Tu as un peu le blues. La reprise du boulot, la fin des vacances, les questions existentielles, la rentrée quoi ! Et puis cette si longue absence t’a fait commettre quelques impairs de bienséance. Tu as pris du retard sur certaines de tes politesses sociales. Tu as de jeunes mariés à féliciter, une veuve à qui présenter tes condoléances, une tante vexée chez qui tu vas devoir manger un couscous. Et sans doute un petit paquet d’excuses à présenter. Entre des mails que tu as laissés sans réponse et des invitations que tu n’as pas honorées. Bref, c’est ton cirque quotidien qui reprend avec son lot d’obligations et sa dose non négligeable d’hypocrisie. Parce qu’il faut bien le reconnaître, l’hypocrisie, ça finit par te rattraper. Même si tu ne veux pas, tu vas te retrouver à faire des sourires de circonstance.
Et pour ne rien arranger, il y a aussi l’état un peu suffocant de ton compte en banque que tu as pas mal fait transpirer tout l’été. La simple idée de faire des économies t’angoisse. Un peu comme quand tu te dis qu’il faudrait penser à arrêter de fumer et que tu allumes une clope compulsivement, presque par réflexe. Du coup, tu vas faire exactement comme d’habitude : tu vas dépenser. Comme une autruche qui mettrait sa tête sous terre, toi, pour ne rien affronter, tu te réfugies dans ce que tu maîtrises le mieux, dans ce qui te rassure : le luxe. Ou du moins l’apparence du luxe, ce qui se voit, ce qui brille, ce qui coûte. Du coup, tu vas déjeuner dans un de ces lieux aux noms qui viennent d’ailleurs. Une de ces adresses chics qui cartonnent dans les capitales européennes et qui te font rêver, une adresse estampillée chic universel donc. Certes, le type qui a ouvert ça n’est pas super-créatif, il s’est contenté d’acheter une franchise, mais bon, après tout pourquoi pas ? Si ça marche ailleurs, ça peut être une garantie de qualité. Sauf qu’ailleurs, c’est le raffinement, l’élégance, le service impeccable qui justifient un prix exorbitant. Ici c’est l’inverse. Il suffit de vendre un café au prix du budget viande hebdomadaire d’un smigard pour s’ériger en endroit ultra-classe. Et tant pis si la carte contient une faute d’orthographe tous les trois mots. Tu choisis un plat au nom tellement subtil qu’il en est incompréhensible. D’ailleurs le serveur n’a pas l’air de comprendre de quoi il pourrait s’agir. Tu finis par lui montrer sur la carte le mystérieux objet de ton désir gustatif. Il a l’air de découvrir le menu et te dit qu’il va appeler la responsable. Par responsable, il veut parler de cette jeune femme qui a l’air aussi dépressive que vulgaire et qui mâche un chewing-gum avec autant de finesse qu’une vache affamée perchée sur talons moches.
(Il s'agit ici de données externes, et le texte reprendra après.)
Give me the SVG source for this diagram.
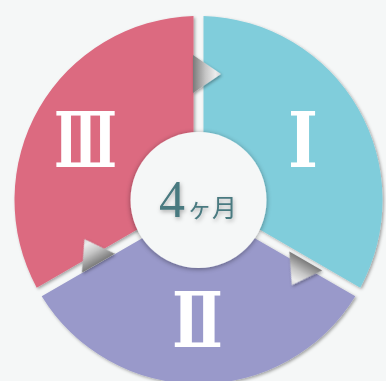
<svg xmlns="http://www.w3.org/2000/svg" width="386" height="381" viewBox="0 0 386 381">
  <defs>
    <filter id="segShadow" x="-10%" y="-10%" width="120%" height="120%">
      <feDropShadow dx="1.5" dy="1.5" stdDeviation="1.8" flood-color="#000" flood-opacity="0.35"/>
    </filter>
    <filter id="circShadow" x="-20%" y="-20%" width="140%" height="140%">
      <feDropShadow dx="0" dy="1" stdDeviation="2.5" flood-color="#000" flood-opacity="0.4"/>
    </filter>
    <filter id="arrowShadow" x="-40%" y="-40%" width="180%" height="180%">
      <feDropShadow dx="1" dy="1.5" stdDeviation="1.5" flood-color="#000" flood-opacity="0.35"/>
    </filter>
    <filter id="textShadow" x="-20%" y="-30%" width="140%" height="160%">
      <feDropShadow dx="1" dy="2" stdDeviation="2" flood-color="#000" flood-opacity="0.3"/>
    </filter>
    <linearGradient id="arrowGrad" x1="0" y1="0" x2="1" y2="0" gradientUnits="objectBoundingBox">
      <stop offset="0" stop-color="#7a7a7a"/>
      <stop offset="0.45" stop-color="#c6c6c6"/>
      <stop offset="0.8" stop-color="#ececec"/>
      <stop offset="1" stop-color="#d6d6d6"/>
    </linearGradient>
    <path id="tri" d="M0,-19 L28,0 L0,19 Z"/>
  </defs>
  <style>
    .numeral { font-family: "Liberation Serif", "DejaVu Serif", serif; font-weight: bold; fill: #ffffff; text-anchor: middle; }
    .arrow { fill: url(#arrowGrad); }
  </style>
  <rect width="386" height="381" fill="#f5f7f7"/>

  <g id="segment-I" filter="url(#segShadow)">
    <path d="M203.5,16.07 A184,184 0 0 1 360.29,287.64 L257.99,228.58 A66,66 0 0 0 203.5,134.19 Z" fill="#80cddb"/>
  </g>
  <g id="segment-II" filter="url(#segShadow)">
    <path d="M355.29,296.30 A184,184 0 0 1 41.71,296.30 L144.01,237.24 A66,66 0 0 0 252.99,237.24 Z" fill="#9999ca"/>
  </g>
  <g id="segment-III" filter="url(#segShadow)">
    <path d="M36.71,287.64 A184,184 0 0 1 193.5,16.07 L193.5,134.19 A66,66 0 0 0 139.01,228.58 Z" fill="#dc6a80"/>
  </g>

  <g id="connectors" filter="url(#arrowShadow)">
    <use href="#tri" class="arrow" transform="translate(193,74)"/>
    <use href="#tri" class="arrow" transform="translate(305.8,260.9) rotate(120)"/>
    <use href="#tri" class="arrow" transform="translate(98.4,263.3) rotate(240)"/>
  </g>

  <g id="center">
    <circle cx="198.5" cy="200" r="68" fill="#f5f7f7" filter="url(#circShadow)"/>
    <text x="159" y="217" fill="#4a7a80" filter="url(#textShadow)"><tspan font-family="Liberation Serif, serif" font-size="52">4</tspan><tspan font-family="Noto Sans CJK JP, sans-serif" font-size="25" dx="2">ヶ月</tspan></text>
  </g>

  <g id="label-I"><text class="numeral" x="303" y="167" font-size="76" textLength="30" lengthAdjust="spacingAndGlyphs">Ⅰ</text></g>
  <g id="label-II"><text class="numeral" x="197.5" y="347" font-size="76" textLength="51" lengthAdjust="spacingAndGlyphs">Ⅱ</text></g>
  <g id="label-III"><text class="numeral" x="85.5" y="167" font-size="76" textLength="63" lengthAdjust="spacingAndGlyphs">Ⅲ</text></g>
</svg>
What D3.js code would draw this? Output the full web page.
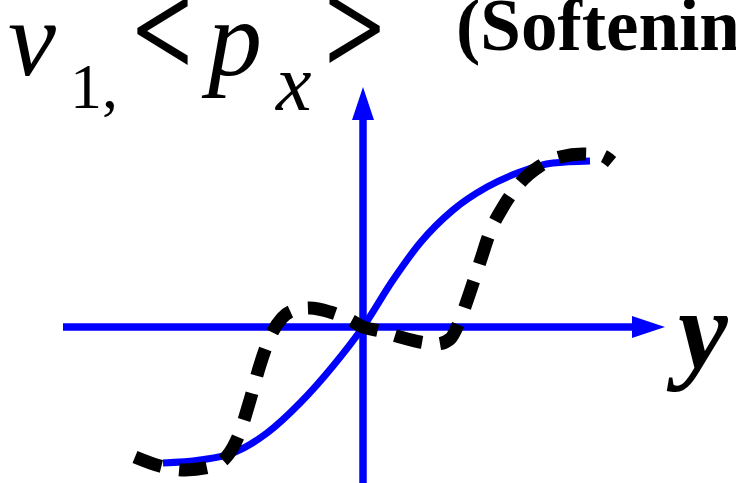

Tu te dis que quand on dépense autant en déco qui se veut design on pourrait faire un petit effort niveau ressources humaines. Histoire d’être un tantinet cohérent. Mais bon, la cohérence ça ne doit pas être une priorité. Ton mille-feuille aux saveurs exotiques n’existe plus. Tu te rabats sur un burger au nom aussi alléchant qu’un mauvais poème mais au prix qui ferait croire que les frites sont patinées à la feuille d’or. Au final, il est comme prévu, décevant. Et en prime, tu as les doigts aussi gras que si tu avais mangé des briouate. La sensation d’avoir bien mangé en moins ! Tu vas te laver les mains. Les toilettes puent, une poignée est cassée mais au moins il y a un sèche-mains aérodynamique. Et ça a l’air de suffire pour faire croire au luxe. Un semblant de design un peu cheap, une note de fausse modernité. Et s’il n’y a rien qui suit, tant pis. L’efficacité de ce déjeuner sur ton moral est aussi frelatée que la revendication de l’appartenance à une franchise par ce boui-boui. Alors tu es rassurée. Pour tes obligations sociales en retard, il suffira de peu pour que les gens soient contentés. Finalement, toi aussi tu es un peu franchisée.